**Set problem**
Starting at the first line of the data below, write out each line exactly until you reach the line containing "import pandas as pd", and include that line too.

- - -

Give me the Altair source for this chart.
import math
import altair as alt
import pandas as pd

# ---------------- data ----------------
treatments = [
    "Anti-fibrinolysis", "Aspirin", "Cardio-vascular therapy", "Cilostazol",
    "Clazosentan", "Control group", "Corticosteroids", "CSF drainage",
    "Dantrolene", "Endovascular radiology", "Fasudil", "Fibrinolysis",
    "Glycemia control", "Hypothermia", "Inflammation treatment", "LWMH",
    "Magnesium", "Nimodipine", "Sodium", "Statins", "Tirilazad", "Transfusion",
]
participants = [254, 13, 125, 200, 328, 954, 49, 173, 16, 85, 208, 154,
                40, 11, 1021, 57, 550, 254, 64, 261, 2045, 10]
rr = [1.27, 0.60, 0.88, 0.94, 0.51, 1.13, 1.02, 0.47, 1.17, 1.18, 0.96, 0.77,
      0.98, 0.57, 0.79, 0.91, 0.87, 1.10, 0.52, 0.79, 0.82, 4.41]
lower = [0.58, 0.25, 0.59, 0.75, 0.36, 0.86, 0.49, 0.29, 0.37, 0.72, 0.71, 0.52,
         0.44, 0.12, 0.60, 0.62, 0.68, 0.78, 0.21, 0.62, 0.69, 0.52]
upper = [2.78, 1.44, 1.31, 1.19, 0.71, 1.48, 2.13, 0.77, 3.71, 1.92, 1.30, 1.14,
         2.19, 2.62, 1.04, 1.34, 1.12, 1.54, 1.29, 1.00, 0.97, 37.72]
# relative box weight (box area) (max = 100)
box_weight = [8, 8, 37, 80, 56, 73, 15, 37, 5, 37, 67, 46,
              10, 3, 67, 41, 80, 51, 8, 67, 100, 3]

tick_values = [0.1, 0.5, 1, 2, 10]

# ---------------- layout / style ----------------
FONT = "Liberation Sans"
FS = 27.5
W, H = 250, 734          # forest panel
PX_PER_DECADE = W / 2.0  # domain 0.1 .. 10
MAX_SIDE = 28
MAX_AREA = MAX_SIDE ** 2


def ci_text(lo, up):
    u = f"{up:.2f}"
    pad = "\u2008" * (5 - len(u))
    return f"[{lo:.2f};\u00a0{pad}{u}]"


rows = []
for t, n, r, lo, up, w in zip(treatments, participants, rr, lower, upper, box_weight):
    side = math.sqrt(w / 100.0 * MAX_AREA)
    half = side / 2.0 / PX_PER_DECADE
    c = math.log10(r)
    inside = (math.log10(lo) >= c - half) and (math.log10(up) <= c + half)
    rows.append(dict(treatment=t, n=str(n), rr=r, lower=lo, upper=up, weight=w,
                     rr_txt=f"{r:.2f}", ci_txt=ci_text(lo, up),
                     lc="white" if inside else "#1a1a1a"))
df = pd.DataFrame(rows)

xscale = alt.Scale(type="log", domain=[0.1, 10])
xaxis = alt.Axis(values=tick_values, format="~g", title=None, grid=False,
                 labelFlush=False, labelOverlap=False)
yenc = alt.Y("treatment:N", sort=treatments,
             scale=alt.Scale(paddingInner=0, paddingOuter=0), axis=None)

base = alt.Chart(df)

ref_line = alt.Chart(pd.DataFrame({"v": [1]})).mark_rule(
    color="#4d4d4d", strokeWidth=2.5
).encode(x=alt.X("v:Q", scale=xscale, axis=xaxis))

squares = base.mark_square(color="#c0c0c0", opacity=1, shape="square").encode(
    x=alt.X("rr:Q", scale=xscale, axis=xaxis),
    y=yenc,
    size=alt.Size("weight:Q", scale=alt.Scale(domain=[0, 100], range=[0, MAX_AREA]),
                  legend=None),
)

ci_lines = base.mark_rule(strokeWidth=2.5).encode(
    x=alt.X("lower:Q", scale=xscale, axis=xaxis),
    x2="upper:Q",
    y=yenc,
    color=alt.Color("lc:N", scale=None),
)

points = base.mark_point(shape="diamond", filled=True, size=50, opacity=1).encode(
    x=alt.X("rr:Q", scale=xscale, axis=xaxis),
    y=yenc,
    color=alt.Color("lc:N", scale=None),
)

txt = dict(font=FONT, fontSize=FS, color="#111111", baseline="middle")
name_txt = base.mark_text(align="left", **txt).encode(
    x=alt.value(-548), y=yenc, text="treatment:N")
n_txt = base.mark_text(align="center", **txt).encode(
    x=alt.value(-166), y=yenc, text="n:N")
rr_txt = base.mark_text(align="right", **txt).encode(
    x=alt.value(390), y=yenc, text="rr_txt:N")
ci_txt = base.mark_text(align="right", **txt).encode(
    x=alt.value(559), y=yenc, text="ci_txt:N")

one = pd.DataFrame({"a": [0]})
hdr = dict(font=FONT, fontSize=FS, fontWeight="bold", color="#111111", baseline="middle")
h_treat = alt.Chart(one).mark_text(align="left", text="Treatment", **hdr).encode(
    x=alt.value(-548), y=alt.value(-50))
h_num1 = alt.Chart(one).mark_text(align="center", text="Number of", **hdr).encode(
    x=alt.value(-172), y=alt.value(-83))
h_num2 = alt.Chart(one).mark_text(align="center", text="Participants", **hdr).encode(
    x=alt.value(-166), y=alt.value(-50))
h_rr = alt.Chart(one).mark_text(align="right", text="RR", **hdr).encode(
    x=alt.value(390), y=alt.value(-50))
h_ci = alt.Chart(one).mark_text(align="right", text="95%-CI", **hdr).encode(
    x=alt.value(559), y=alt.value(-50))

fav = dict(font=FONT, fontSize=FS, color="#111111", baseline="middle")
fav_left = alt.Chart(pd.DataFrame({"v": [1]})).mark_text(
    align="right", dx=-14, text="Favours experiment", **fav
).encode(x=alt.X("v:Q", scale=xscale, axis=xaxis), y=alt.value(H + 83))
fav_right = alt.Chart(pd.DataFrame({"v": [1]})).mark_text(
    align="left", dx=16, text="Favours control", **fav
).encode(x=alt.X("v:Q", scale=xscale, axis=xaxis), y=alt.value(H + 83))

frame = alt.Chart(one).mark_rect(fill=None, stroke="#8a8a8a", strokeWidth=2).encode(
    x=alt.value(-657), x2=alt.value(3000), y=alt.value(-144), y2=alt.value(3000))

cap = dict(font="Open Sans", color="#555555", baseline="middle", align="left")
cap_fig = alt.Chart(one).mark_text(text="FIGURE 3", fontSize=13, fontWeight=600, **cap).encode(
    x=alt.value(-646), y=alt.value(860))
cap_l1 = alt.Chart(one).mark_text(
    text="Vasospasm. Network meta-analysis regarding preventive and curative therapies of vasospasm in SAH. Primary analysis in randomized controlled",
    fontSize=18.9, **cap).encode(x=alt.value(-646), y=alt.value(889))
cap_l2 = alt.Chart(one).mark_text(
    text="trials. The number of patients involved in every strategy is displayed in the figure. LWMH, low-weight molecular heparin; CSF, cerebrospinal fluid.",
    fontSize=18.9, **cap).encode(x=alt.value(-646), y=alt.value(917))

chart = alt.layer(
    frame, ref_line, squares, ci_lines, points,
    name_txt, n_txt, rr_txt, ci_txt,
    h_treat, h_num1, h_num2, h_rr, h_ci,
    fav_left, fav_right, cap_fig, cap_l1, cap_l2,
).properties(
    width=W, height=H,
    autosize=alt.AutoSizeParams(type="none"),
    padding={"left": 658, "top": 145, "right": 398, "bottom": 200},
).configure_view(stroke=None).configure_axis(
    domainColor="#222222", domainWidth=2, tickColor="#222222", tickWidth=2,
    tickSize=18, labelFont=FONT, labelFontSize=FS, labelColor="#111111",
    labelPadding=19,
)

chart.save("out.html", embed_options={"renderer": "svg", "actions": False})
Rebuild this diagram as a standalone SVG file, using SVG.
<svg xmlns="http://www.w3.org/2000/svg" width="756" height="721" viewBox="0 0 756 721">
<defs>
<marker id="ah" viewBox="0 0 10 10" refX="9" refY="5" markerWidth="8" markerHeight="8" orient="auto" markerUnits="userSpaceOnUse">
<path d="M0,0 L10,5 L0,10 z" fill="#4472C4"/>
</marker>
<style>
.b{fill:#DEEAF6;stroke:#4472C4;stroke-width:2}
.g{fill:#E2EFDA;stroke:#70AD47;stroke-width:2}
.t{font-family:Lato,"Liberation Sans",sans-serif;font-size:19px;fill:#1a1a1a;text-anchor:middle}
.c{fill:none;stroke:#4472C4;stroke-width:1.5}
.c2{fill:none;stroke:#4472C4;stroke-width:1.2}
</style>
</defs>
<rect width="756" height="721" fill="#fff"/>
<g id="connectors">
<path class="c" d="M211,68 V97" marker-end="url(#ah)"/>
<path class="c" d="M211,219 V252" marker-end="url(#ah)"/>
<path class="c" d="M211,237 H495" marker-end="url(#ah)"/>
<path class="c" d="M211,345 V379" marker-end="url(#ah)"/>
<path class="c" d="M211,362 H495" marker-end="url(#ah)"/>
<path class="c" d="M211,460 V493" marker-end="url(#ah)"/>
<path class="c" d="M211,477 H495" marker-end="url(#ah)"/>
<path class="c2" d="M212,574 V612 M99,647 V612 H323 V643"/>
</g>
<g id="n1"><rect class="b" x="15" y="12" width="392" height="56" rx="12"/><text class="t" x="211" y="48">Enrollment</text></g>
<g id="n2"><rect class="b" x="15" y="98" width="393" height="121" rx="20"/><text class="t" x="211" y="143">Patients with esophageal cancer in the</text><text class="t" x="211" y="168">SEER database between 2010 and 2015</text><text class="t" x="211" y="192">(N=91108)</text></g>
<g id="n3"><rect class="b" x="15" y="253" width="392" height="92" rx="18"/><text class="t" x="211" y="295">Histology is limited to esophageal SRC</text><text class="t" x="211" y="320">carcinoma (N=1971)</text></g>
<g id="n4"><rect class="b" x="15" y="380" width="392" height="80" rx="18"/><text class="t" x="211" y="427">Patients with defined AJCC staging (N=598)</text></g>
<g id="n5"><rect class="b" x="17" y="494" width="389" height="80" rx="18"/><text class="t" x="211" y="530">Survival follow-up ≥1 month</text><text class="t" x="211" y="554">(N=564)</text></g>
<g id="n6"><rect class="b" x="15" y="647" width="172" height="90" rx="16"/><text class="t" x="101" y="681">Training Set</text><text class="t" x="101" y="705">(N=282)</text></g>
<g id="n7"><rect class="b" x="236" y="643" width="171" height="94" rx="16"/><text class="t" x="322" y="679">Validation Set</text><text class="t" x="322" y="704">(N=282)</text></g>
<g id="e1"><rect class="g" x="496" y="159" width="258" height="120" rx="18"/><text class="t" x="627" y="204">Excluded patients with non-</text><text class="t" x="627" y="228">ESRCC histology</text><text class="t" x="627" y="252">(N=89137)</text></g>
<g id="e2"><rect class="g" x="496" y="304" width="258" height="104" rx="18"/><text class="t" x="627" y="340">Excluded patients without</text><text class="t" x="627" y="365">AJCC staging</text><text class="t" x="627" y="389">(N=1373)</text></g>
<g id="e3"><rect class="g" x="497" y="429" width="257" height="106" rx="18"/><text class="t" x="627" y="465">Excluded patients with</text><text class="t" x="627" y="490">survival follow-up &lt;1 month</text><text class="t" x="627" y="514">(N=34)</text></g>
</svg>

- - -

**Answer to the task**
Give me the Altair source for this chart.
import math
import altair as alt
import pandas as pd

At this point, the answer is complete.